The summit this week offers
an opportunity to change direction. Rather than beefing up our military engagement
in the continent, we should be beefing up our investment in governance and in
cooperation with a lot of other countries and international institutions. The
White House may miss this opportunity. Its focus for
the summit is on "how to encourage
progress in key areas that Africans define as critical for the future of the
continent: expanding trade and investment ties, engaging young African leaders,
promoting inclusive sustainable development, expanding cooperation on peace and
security, and gaining a better future for Africa's next generation."
All of these depend on
strengthening governance, and the administration needs to start building U.S.

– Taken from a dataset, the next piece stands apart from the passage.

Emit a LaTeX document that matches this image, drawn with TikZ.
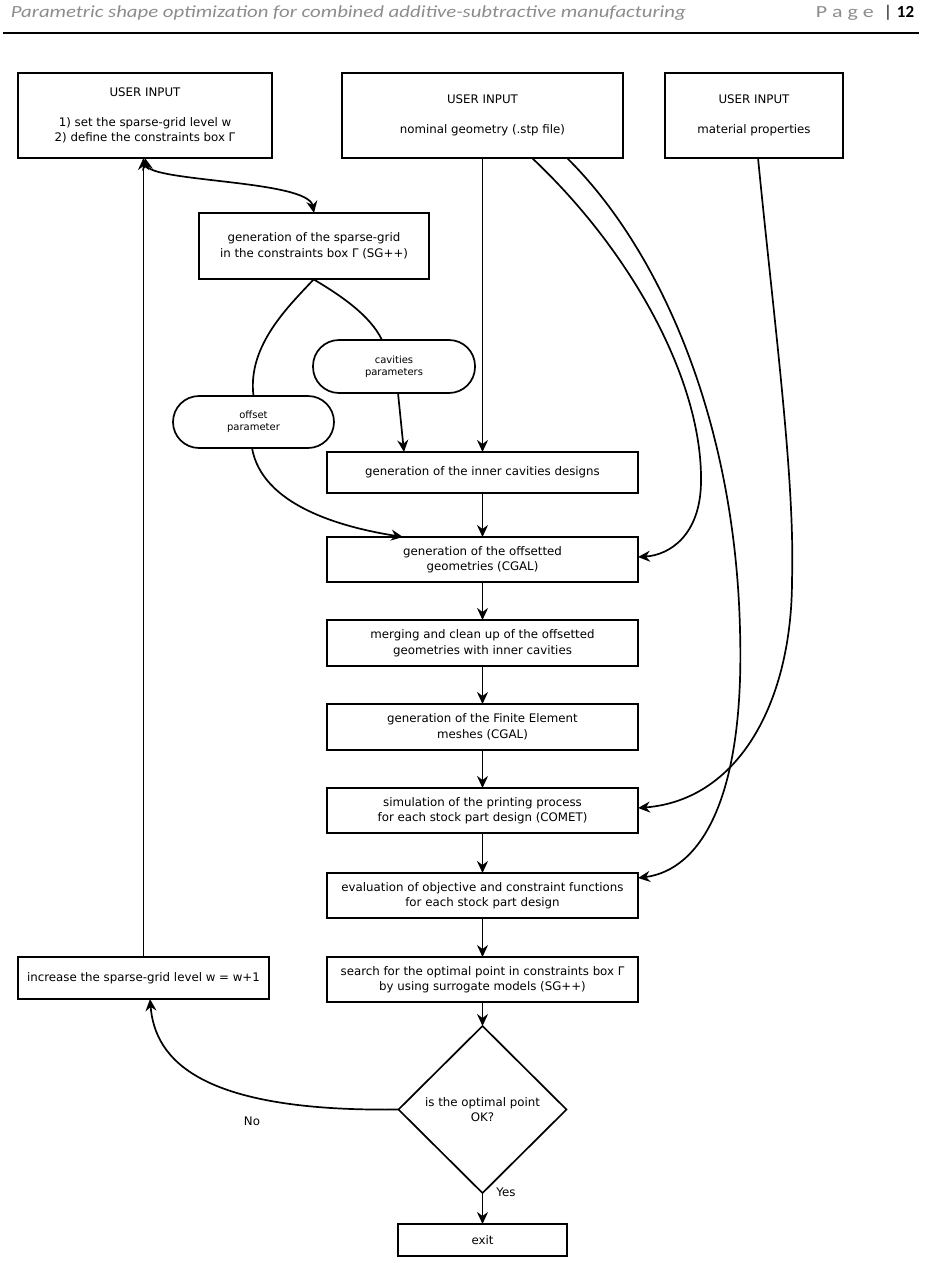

capacity to undertake this mission and embed its foreign and military assistance
programs in an overall strategy to strengthen governance.
I have one small suggestion
for a step that might help. President George W. Bush created the Millennium
Challenge Corporation to link the provision of U.S. economic development dollars to a
recipient country's willingness to deliver on human services, the reduction of
corruption, and other measures of good governance.
What if, in the same way, we
took some of the billions of military assistance dollars we spend today and
created a fund for security assistance, where decisions were not driven by a
fight with terrorists or support for a favorite strongman in Africa? Instead,
what if we linked providing help on the security front to a recipient
country's measuring up to yardsticks of good governance, both broadly and with
respect to civilian control over its security forces.
It would be only a start, but I
think a good start, toward embedding U.S. economic, humanitarian, and military
assistance funding and policies in a broader strategy that could provide real,
long-term security to African countries. It would put that strategy in the
hands of U.S. civilians, who ought to be running our engagement processes,
anyway. And it would be a real legacy for the administration to leave behind,
not three days of conference rhetoric and a goodbye.